The workshop aimed to connect recent advances from the emerging field of adaptive networks to important current questions in biological systems. Many biological systems can be described as networks, sets of discrete nodes connected by links. Examples of such systems range from biological populations, connected by ecological interactions, to proteins, connected by biochemical interactions. It is widely agreed that almost all such networks are dynamical in at least two ways. First, the specific pattern of nodes and links, i.e., the network topology, can change dynamically over time (dynamics OF the network). For instance a population of predators may learn to hunt a different species of prey in the ecological example. Second, internal properties of the network nodes can change dynamically while being subject to a coupling determined by the network topology (dynamics ON networks). For instance one can imagine that the population sizes of predator and prey populations change in response to predation and other ecological interactions. Networks that combine both types of dynamics are called adaptive networks.
The network hype in the physical literature has revealed fundamental insights both in the dynamics OF networks and in the dynamics ON networks. However, only very recently both strands of network research have been brought together in the investigation of adaptive networks. Since almost all real world networks are adaptive, the challenge to understand adaptive networks has almost at the same time emerged in many disciplines, including sociology, mathematics, economy, physics, computer science, engineering and biology. Adaptive networks are therefore currently attacked from many different directions with the tools that different disciplines have established. One recurrent theme that appears in these studies is the amazing ability of adaptive networks to self-organize to complex global dynamics and topologies based on simple local rules.

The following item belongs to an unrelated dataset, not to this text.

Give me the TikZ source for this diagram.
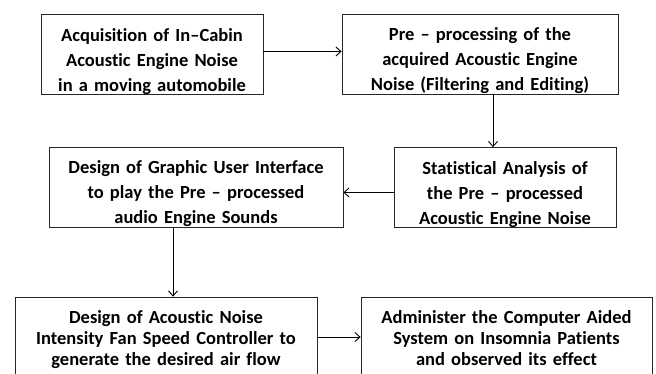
\documentclass[tikz,border=0pt]{standalone}
\usepackage{fontspec}
\setmainfont{Carlito}[Ligatures=NoCommon]
\usetikzlibrary{arrows.meta}
\tikzset{
  stage/.style={draw=black!85, line width=0.8pt, align=center, inner xsep=2pt, inner ysep=0pt,
    text height=27pt, text depth=53pt, font=\fontsize{18.5}{25}\selectfont\bfseries},
  flow/.style={->, line width=0.9pt, >={Straight Barb[length=5pt,width=9pt]}}
}
\begin{document}
\begin{tikzpicture}[x=1pt,y=1pt]
	\useasboundingbox (0,0) rectangle (656,374);
	\node[stage, text width=218pt] (acq) at (152,319.5) {Acquisition of In--Cabin\\ Acoustic Engine Noise\\ in a moving automobile};
	\node[stage, text width=272pt] (prep) at (480,320) {Pre -- processing of the\\ acquired Acoustic Engine\\ Noise (Filtering and Editing)};
	\node[stage, text width=290pt] (gui) at (196,187) {Design of Graphic User Interface\\ to play the Pre -- processed\\ audio Engine Sounds};
	\node[stage, text width=218pt] (stat) at (505,186.5) {Statistical Analysis of\\ the Pre -- processed\\ Acoustic Engine Noise};
	\node[stage, text width=298pt, font=\fontsize{18.5}{21}\selectfont\bfseries] (fan) at (166,37) {Design of Acoustic Noise\\ Intensity Fan Speed Controller to\\ generate the desired air flow};
	\node[stage, text width=287pt, font=\fontsize{18.5}{21}\selectfont\bfseries] (admin) at (506.5,37) {Administer the Computer Aided\\ System on Insomnia Patients\\ and observed its effect};
	\draw[flow] ([yshift=3pt]acq.east) -- ([yshift=3pt]acq.east -| prep.west);
	\draw[flow] ([xshift=13pt]prep.south) -- ([xshift=13pt]prep.south |- stat.north);
	\draw[flow] ([yshift=-5pt]stat.west) -- ([yshift=-5pt]stat.west -| gui.east);
	\draw[flow] ([xshift=-23pt]gui.south) -- ([xshift=-23pt]gui.south |- fan.north);
	\draw[flow] (fan.east) -- (admin.west);
\end{tikzpicture}
\end{document}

As almost all biological systems constitute adaptive networks and self-organization is the major hallmark characterizing biology, it is conceivable that the dynamics of adaptive networks could be central to the functioning and failure of many important biological networks. To advance this idea the workshop gathered a small group of researchers working on adaptive biological networks on different scales. Among the 20 participants from 7 countries were several renowned experts who have made key breakthroughs in adaptive network research as well as several enthusiastic students embarking in this direction. The workshop was highly interdisciplinary, involving apart from physicists, mathematicians and biologists, also chemists, social scientists, ecologists and traffic engineers.
Despite the diverse audience, the interest in biological systems and adaptive networks shared by all participants provided the ground for close productive interaction. In addition there were several additional points of overlap that became evident during the workshop. For example one participant expressed his surprise to meet another scientist working on the epidemiology of fungal tree diseases, albeit from a very different angle.
The combination of highly diverse backgrounds and strong commonalities in the research interests gave the workshop an open, stimulating and enjoyable atmosphere. This atmosphere and the uniformly high quality of presentations turned the workshop into an experience that was both very entertaining and highly productive.
After returning home we have received an overwhelmingly positive response from many participants, praising the new interdisciplinary perspectives they have gained and the new possibilities of interdisciplinary collaborations that have been opened. We fully agree with these sentiments and would like to thank the ZiF for providing this unique opportunity.